▸ **GIVEN INSTRUCTION**
Among the lines of this listing, determine how many contain the string "chart". Answer with the number only.

**** GIVEN DATA

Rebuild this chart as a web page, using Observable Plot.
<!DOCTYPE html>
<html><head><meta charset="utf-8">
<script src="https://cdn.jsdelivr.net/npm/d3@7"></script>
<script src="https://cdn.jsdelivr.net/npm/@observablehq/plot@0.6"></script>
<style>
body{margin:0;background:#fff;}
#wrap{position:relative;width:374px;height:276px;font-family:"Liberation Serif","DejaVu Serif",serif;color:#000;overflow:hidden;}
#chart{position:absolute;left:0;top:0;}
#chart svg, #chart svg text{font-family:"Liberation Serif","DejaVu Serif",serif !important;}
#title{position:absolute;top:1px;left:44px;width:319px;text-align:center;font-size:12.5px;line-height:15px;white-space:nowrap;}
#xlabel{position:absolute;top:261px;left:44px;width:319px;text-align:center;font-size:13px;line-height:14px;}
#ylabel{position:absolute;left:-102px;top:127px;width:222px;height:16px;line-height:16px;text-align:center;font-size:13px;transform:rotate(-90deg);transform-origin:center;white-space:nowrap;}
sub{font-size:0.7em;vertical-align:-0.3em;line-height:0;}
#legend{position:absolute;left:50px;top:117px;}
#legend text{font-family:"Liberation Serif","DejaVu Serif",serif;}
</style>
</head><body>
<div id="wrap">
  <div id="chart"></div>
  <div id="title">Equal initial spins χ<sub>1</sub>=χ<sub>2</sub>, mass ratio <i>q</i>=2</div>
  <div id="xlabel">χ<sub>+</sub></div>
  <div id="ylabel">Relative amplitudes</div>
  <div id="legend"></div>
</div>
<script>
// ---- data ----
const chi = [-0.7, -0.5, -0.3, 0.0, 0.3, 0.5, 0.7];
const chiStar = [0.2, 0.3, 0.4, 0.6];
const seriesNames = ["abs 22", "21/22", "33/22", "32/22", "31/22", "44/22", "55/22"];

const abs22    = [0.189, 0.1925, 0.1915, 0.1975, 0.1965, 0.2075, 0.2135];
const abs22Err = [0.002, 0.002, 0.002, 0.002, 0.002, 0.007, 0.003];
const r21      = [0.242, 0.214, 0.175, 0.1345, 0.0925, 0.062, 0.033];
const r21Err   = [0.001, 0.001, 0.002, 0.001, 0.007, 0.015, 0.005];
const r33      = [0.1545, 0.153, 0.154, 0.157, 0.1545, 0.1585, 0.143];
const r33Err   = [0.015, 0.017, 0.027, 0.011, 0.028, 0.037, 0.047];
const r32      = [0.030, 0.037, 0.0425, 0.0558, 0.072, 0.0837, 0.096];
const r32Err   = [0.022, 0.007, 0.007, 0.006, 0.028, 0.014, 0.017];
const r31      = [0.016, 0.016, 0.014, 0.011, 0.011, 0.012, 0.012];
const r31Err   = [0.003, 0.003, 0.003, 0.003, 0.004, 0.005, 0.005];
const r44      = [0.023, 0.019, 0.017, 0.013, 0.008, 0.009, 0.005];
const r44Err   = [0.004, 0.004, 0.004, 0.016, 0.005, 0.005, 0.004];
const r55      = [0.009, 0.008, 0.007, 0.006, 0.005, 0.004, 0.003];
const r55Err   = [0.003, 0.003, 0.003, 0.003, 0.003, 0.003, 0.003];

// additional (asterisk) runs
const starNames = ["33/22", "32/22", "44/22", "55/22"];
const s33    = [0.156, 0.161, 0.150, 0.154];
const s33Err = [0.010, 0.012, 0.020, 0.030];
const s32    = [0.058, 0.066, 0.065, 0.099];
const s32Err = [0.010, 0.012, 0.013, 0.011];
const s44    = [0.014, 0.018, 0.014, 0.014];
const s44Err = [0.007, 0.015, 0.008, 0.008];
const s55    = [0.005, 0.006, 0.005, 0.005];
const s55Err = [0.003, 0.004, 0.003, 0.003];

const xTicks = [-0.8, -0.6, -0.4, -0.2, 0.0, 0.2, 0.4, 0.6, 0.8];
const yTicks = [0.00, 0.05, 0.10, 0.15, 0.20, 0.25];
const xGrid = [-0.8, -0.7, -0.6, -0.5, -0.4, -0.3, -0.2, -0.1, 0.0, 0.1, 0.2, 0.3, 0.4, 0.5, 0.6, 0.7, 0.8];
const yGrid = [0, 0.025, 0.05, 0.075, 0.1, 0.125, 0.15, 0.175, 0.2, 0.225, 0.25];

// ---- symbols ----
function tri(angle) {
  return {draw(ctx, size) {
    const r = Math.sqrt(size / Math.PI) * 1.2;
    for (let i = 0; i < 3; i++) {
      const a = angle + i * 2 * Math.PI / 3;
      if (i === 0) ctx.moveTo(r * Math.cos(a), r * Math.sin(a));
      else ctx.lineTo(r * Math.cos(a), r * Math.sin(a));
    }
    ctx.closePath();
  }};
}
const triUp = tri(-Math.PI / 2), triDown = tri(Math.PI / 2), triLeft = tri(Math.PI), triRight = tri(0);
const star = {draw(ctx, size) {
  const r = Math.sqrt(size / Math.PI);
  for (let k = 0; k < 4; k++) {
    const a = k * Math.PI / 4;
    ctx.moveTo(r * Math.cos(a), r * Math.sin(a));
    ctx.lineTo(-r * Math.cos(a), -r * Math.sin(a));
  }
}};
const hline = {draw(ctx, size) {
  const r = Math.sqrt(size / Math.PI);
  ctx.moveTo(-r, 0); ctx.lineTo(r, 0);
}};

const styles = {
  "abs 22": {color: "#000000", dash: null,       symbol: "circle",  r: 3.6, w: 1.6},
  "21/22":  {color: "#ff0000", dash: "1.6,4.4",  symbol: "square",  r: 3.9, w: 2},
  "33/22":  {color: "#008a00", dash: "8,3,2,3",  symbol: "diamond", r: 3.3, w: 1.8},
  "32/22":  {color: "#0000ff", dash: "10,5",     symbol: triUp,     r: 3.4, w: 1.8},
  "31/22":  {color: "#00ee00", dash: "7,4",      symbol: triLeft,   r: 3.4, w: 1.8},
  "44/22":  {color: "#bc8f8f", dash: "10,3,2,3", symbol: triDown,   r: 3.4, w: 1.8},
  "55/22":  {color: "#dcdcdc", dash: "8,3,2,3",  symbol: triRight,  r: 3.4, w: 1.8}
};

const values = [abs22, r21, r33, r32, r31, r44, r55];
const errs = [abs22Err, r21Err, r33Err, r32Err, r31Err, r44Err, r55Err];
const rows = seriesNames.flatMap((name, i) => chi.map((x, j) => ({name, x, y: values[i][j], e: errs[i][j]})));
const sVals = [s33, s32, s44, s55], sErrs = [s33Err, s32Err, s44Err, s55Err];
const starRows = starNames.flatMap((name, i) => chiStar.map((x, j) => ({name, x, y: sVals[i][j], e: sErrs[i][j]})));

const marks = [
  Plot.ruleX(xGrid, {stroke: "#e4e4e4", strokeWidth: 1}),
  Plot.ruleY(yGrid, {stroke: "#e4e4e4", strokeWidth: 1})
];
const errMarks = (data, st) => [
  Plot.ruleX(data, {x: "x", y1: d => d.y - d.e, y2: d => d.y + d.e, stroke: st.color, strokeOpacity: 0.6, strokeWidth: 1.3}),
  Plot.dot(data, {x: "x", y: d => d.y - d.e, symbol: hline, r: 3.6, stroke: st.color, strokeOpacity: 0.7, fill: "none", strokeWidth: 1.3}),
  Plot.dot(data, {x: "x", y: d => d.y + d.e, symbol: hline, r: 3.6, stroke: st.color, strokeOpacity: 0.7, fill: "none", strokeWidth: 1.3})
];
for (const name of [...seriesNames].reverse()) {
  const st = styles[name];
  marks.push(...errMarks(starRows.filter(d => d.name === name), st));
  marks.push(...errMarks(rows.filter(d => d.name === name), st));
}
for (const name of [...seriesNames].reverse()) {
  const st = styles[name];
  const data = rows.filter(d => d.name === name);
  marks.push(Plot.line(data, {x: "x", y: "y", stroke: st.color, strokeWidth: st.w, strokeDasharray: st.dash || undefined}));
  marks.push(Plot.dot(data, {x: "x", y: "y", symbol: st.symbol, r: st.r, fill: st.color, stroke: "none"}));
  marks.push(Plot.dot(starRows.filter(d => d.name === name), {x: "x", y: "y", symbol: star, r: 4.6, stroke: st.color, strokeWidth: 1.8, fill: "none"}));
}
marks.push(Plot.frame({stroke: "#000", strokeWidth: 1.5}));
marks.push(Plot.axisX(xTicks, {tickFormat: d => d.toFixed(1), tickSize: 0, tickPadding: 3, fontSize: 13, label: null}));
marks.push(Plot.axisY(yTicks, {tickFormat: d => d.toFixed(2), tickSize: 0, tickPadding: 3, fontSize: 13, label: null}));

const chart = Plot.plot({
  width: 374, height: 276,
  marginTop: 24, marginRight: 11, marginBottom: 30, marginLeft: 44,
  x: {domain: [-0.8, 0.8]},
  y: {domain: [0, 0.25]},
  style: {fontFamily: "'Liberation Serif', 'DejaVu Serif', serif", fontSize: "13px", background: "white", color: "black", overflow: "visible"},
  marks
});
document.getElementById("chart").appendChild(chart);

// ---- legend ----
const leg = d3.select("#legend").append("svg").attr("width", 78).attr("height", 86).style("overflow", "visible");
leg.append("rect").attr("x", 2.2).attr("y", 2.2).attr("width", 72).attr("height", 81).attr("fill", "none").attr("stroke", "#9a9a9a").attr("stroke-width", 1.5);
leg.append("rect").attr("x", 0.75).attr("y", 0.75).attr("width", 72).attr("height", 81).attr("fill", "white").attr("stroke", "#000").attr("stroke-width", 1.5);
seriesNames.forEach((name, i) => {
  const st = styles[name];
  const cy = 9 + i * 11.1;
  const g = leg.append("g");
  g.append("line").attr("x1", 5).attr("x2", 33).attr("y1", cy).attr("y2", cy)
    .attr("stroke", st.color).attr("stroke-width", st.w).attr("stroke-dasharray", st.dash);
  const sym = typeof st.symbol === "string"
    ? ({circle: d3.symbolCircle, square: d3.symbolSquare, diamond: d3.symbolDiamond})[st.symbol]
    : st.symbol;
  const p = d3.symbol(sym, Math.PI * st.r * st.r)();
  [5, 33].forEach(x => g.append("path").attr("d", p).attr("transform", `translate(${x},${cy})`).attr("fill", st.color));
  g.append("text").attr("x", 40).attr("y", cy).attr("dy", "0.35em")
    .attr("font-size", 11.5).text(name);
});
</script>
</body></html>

********

▸ **IN RESPONSE**
6